To illustrate that our configuration can measure light distributions with spatial variations of polarization, we first transformed the linearly polarized beam into either radial or azimuthal polarization by means of a space variant polarization retarder , and used it as the input beam. Then, we detected the six intensity distributions from which we determined the Stokes parameters for the entire light distribution of the beam simultaneously with our configuration. The calculated and experimental Stokes parameters as well as the corresponding state of polarization of the input beams are presented in Figs. 4 and 5. Figure 4 shows the results for the radially polarized input beam. Figure 4(a) the calculated Stokes parameters, Fig. 4(b) the experimental Stokes parameters, and Fig. 4(c) the full polarization state indicated by the arrows which represent the main axis of the local polarization ellipse. As evident from Fig. 4(c), the input beam is indeed radially polarized. The corresponding results for an azimuthally polarized input beam are shown in Fig. 5. These results clearly indicate that the input beam is indeed azimuthally polarized. There are some differences between the calculated and experimental Stokes parameters, and we attribute the differences to imperfections in the polarization distribution of the input beam .
Our configuration can also measure the space-variant polarization of an input beam as it varies with time. To illustrate this we lunched a radially polarized input beam into a large mode area (LMA) fiber amplifier with numerical aperture of 0.07, core diameter of 22μm and cladding diameter of 125μm. At time t = 0, the amplifier was turned on and we measured the Stokes parameters and the corresponding states of polarization at each point of the amplified beam as they varied with time due to thermal and stresses changes in the fiber amplifier. The measurements rate was limited by the simple CCD camera that was used to 10msec, but it can be greatly increased by resorting to faster cameras. The results of the state of polarization as a function of time for three representative points in the amplified beam are presented in Fig. 6(a) on a normalized Poincar sphere . The full results for the four Stokes parameters at each point in the beam as a function of time can be seen in a movie online at the supplementary materials. A single frame from this movie is presented in Fig. 6(b).
4. Compact configuration
The configuration presented in Fig. 1 is relatively bulky and can be used over a limited wavelength range because of the relatively narrow spectral bandwidths of the QWP and dielectric mirrors. Such a limitation can be overcome by resorting to the configuration depicted in Fig. 7. Here, the mirror for splitting the input beam and the QWP are replaced by a single parallel plate that is partially coated with 100% reflecting tungsten layer (HR) on the front surface and with 90% reflecting tungsten layer (PR) on the other surface (approximately 30nm thick in the visible regime). The input light beam propagates through the un-coated area of the plate and bounces inside back-and-forth, resulting in a multiplicity of parallel beams at the output, where only the outputs from the odd reflections need to be used.

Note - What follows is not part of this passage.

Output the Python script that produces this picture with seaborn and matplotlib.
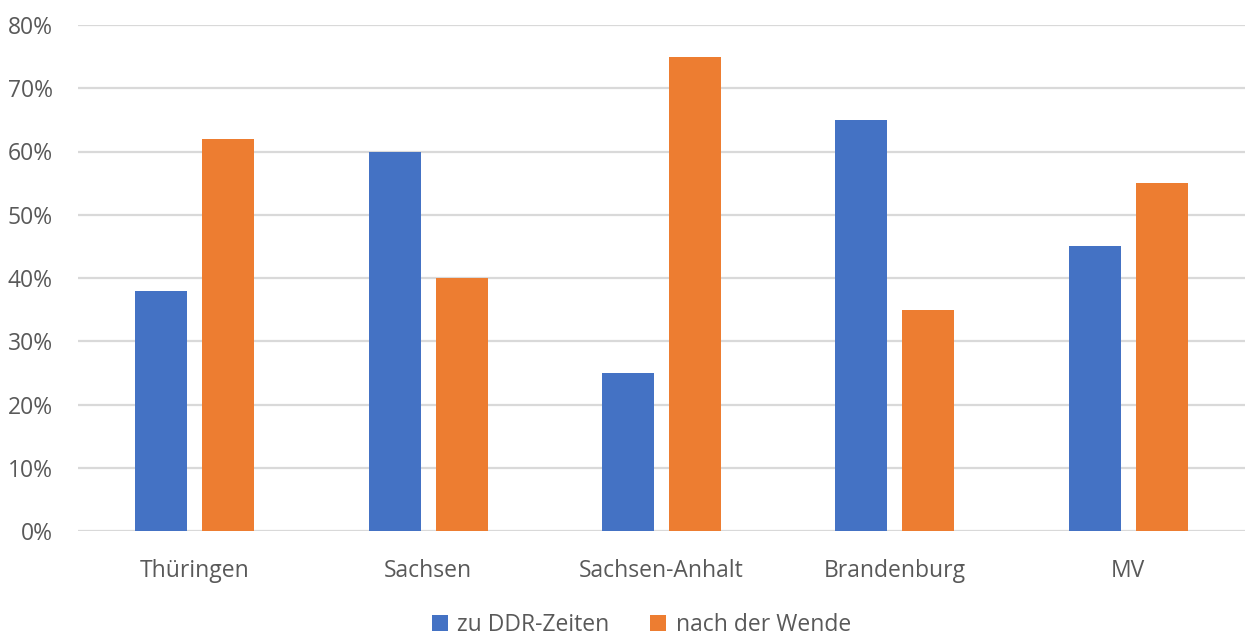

Using rigorous coupled wave analysis we calculated that for a fused silica plate and silver coatings, an angle of 33° will result in a phase difference of λ/16 between the S and P polarizations. Thus, after four reflections the difference between the S and P polarizations in the third beam relative to the first beam will be λ/4, corresponding to a QWP, and after eight reflections the difference in the fifth beam relative to the first beam will be λ/2, corresponding to a half wave plate. Thus, we can determine the full polarization state of each point in the input beam with the first, third and fifth beams that are depicted in Fig. 7. The calcite beam displacer should be oriented at 22.5° with respect to the plate, as similarly arranged in Fig. 1.

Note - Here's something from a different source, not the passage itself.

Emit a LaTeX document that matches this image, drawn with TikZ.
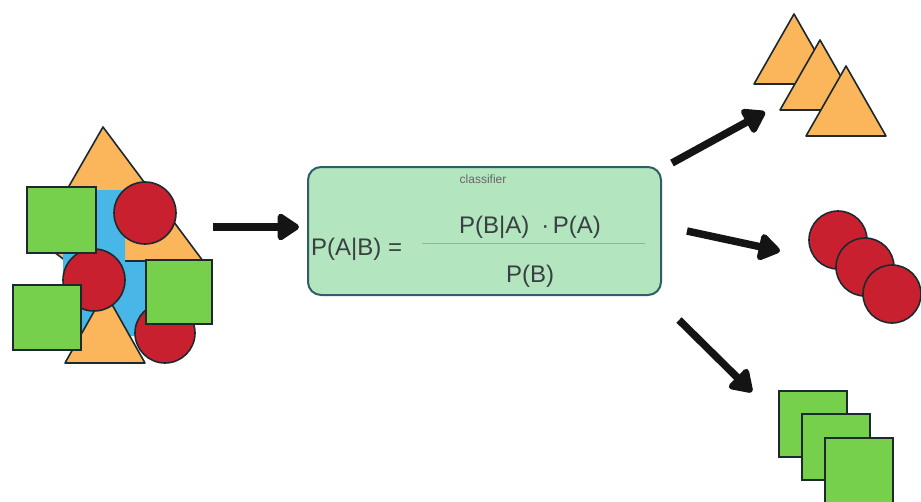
\documentclass[tikz,border=0pt]{standalone}
\usepackage{fontspec}
\setmainfont{Liberation Sans}
\usetikzlibrary{arrows.meta}

\definecolor{shOrange}{HTML}{FBB55A}
\definecolor{shRed}{HTML}{C8202F}
\definecolor{shGreen}{HTML}{77D04C}
\definecolor{shBlue}{HTML}{48B6E6}
\definecolor{shEdge}{HTML}{1C2A30}
\definecolor{boxFill}{HTML}{B3E6BF}
\definecolor{boxEdge}{HTML}{2D5E6A}
\definecolor{txtDark}{HTML}{3A3F42}

\tikzset{
  tri/.style={fill=shOrange, draw=shEdge, line width=1.6pt, line join=round},
  disc/.style={circle, fill=shRed, draw=shEdge, line width=1.6pt, minimum size=#1, inner sep=0pt},
  sq/.style={fill=shGreen, draw=shEdge, line width=1.6pt},
  bigarrow/.style={draw=black!92, line width=7.5pt,
    -{Triangle[length=24pt,width=30pt,round]}},
  formula/.style={font=\fontsize{24}{28}\selectfont, text=txtDark, inner sep=0pt},
}

\begin{document}
\begin{tikzpicture}[x=1pt,y=-1pt]
\useasboundingbox (0,0) rectangle (921,501);

% ---- mixed input set ----
\draw[tri] (103,127) -- (203,261) -- (66,261) -- (38,240) -- cycle;
\fill[shBlue] (63,190) -- (125,190) -- (125,262) -- (148,262) -- (148,336) -- (63,336) -- cycle;
\draw[tri] (105,292) -- (145,363) -- (65,363) -- cycle;
\node[disc=62pt] (c1) at (145,213) {};
\node[disc=62pt] (c2) at (94,280) {};
\node[disc=60pt] (c3) at (165,333) {};
\draw[sq] (27,187) rectangle (96,253);
\draw[sq] (13,285) rectangle (81,350);
\draw[sq] (146,260) rectangle (212,324);

% ---- classifier box ----
\node[draw=boxEdge, fill=boxFill, line width=2pt, rounded corners=13pt,
      minimum width=353pt, minimum height=128pt, inner sep=0pt] (box) at (484.5,231) {};
\node[font=\fontsize{12}{14}\selectfont, text=black!60, inner sep=0pt] (lbl) at (483,179) {classifier};
\node[formula, anchor=west] (lhs) at (311,249) {P(A|B) =};
\node[formula] (num) at (530,227) {P(B|A)\hspace{0.5em}·\hspace{0.15em}P(A)};
\node[formula] (den) at (530,276) {P(B)};
\coordinate (barL) at (422,243);
\coordinate (barR) at (645,243);
\draw[black!35, line width=0.8pt] (barL) -- (barR);

% ---- output: triangles ----
\draw[tri] (794,14) -- (834,84) -- (754,84) -- cycle;
\draw[tri] (820,40) -- (860,110) -- (780,110) -- cycle;
\draw[tri] (846,66) -- (886,136) -- (806,136) -- cycle;

% ---- output: circles ----
\node[disc=58pt] (o1) at (838,240) {};
\node[disc=58pt] (o2) at (865,267) {};
\node[disc=58pt] (o3) at (892,294) {};

% ---- output: squares ----
\draw[sq] (779,391) rectangle (847,457);
\draw[sq] (802,414) rectangle (870,480);
\draw[sq] (825,438) rectangle (893,510);

% ---- arrows ----
\coordinate (inTail) at (213,227);
\coordinate (inTip) at (299,227);
\coordinate (triTail) at (672,163);
\coordinate (triTip) at (765,112);
\coordinate (cirTail) at (687,231);
\coordinate (cirTip) at (780,251);
\coordinate (sqTail) at (679,320);
\coordinate (sqTip) at (752,392);
\draw[bigarrow] (inTail) -- (inTip);
\draw[bigarrow] (triTail) -- (triTip);
\draw[bigarrow] (cirTail) -- (cirTip);
\draw[bigarrow] (sqTail) -- (sqTip);
\end{tikzpicture}
\end{document}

Our calculations reveal that the chromatic dispersion in this compact configuration is less than 1% over a wavelength range of λ = 400nm to λ = 800nm, while in the configuration of Fig. 1 with the QWP, the chromatic dispersion is 1% for only ±10nm range. Lower reflectivity of the PR give better light efficiency but at the expense of somewhat larger chromatic dispersion. Alternatively, the parallel plate can be tilted at 88° where the phase difference between the S polarization and the P polarization at each reflection will be λ/8 so only four reflections are needed but at the expense of working close to the grazing angle. It is important to note that the compact configuration limits the size of the input beam.

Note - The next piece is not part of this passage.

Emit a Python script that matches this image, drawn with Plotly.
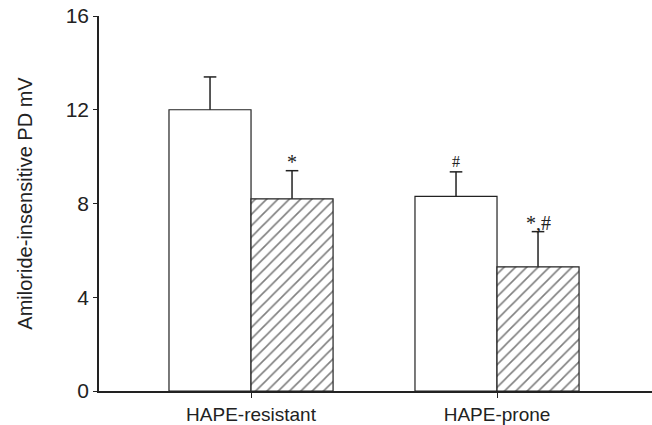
import plotly.graph_objects as go

categories = ["HAPE-resistant", "HAPE-prone"]
series_a = [12.0, 8.3]        # open bars
series_a_err = [1.4, 1.05]
series_b = [8.2, 5.3]         # hatched bars
series_b_err = [1.2, 1.5]
labels_b = ["*", "*,#"]
labels_a = ["", "#"]
y_ticks = [0, 4, 8, 12, 16]

xpos = list(range(len(categories)))
FONT = "Liberation Sans, Arial, sans-serif"
LC = "#222222"
OFF = 1 / 6

fig = go.Figure()
fig.add_trace(go.Bar(
    x=xpos, y=series_a,
    marker=dict(color="white", line=dict(color=LC, width=1.2)),
    showlegend=False,
))
fig.add_trace(go.Bar(
    x=xpos, y=series_b,
    marker=dict(color="white", line=dict(color=LC, width=1.2),
                pattern=dict(shape="/", size=8, solidity=0.2, fgcolor="#000000", bgcolor="white")),
    showlegend=False,
))

# upward-only error bars (stem + top cap)
def err_trace(vals, errs, off):
    xs, ys = [], []
    for i, (v, e) in enumerate(zip(vals, errs)):
        xs += [i + off, i + off, None]
        ys += [v, v + e, None]
    return go.Scatter(x=xs, y=ys, mode="lines", line=dict(color=LC, width=1.5),
                      showlegend=False, hoverinfo="skip")

def cap_trace(vals, errs, off):
    return go.Scatter(x=[i + off for i in range(len(vals))],
                      y=[v + e for v, e in zip(vals, errs)], mode="markers",
                      marker=dict(symbol="line-ew", size=9, line=dict(color=LC, width=1.5)),
                      showlegend=False, hoverinfo="skip")

fig.add_trace(err_trace(series_a, series_a_err, -OFF))
fig.add_trace(err_trace(series_b, series_b_err, OFF))
fig.add_trace(cap_trace(series_a, series_a_err, -OFF))
fig.add_trace(cap_trace(series_b, series_b_err, OFF))

for i, (v, e, t) in enumerate(zip(series_a, series_a_err, labels_a)):
    if t:
        fig.add_annotation(x=i - OFF, y=v + e, text=t, showarrow=False, yshift=10,
                           font=dict(family="Liberation Serif, Times New Roman, serif", size=16, color=LC))
for i, (v, e, t) in enumerate(zip(series_b, series_b_err, labels_b)):
    if t:
        fig.add_annotation(x=i + OFF, y=v + e, text=t, showarrow=False, yshift=9,
                           font=dict(family="Liberation Serif, Times New Roman, serif", size=20, color=LC))

fig.update_layout(
    width=652, height=425,
    margin=dict(l=99, r=0, t=16, b=31),
    plot_bgcolor="white", paper_bgcolor="white",
    barmode="group", bargap=0.333, bargroupgap=0,
    font=dict(family=FONT, size=21, color=LC),
    xaxis=dict(range=[-0.618, 1.63], tickvals=xpos, ticktext=categories,
               showline=True, linecolor=LC, linewidth=1.5, ticks="outside",
               ticklen=5, tickcolor=LC, showgrid=False, zeroline=False,
               tickfont=dict(size=19)),
    yaxis=dict(range=[0, 16], tickvals=y_ticks, showline=True, linecolor=LC,
               linewidth=1.5, ticks="outside", ticklen=4, tickcolor=LC,
               showgrid=False, zeroline=False,
               title=dict(text="Amiloride-insensitive PD mV", standoff=28,
                          font=dict(size=20)),
               tickfont=dict(size=21)),
)

fig.write_html("out.html")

The configuration of Fig. 7 can be modified to obtain real-time polarization measurements as a function of wavelength rather than space. This is achieved by adding a diffraction grating and an array of three lenses between the parallel plate and the calcite beam displacer, as shown in Fig 8. The CCD camera is located at the focal plane of the lenses so it will detect six spectra. From each CCD camera frame, the four Stokes parameters can be obtained for all wavelengths, following Eqs. (1)–(4). Accordingly, the full state of polarization for each wavelength can be determined as a function of time. The wavelength-variant polarization measurement configuration of Fig. 8 can be extend to include also space-variant polarization measurement along one dimension, by using a slit at the input. It is also possible to place the grating before the beam splitter at the expense of increasing the size of the beam splitter.
5. Concluding remarks
To conclude, we developed and demonstrated a novel configuration for measuring space variant polarization of an incident light beam in real-time. We showed that the full polarization state at each point of the input beam can be accurately obtained every 10ms, which in our experiment was limited by the speed of the CCD camera. We believe that the measurements rate could be significantly increase by resorting to faster cameras. We also presented a compact configuration that can be adapted for measuring wavelength-variant polarization in real-time. We believe that these configurations could lead to a number of applications that where hitherto not possible.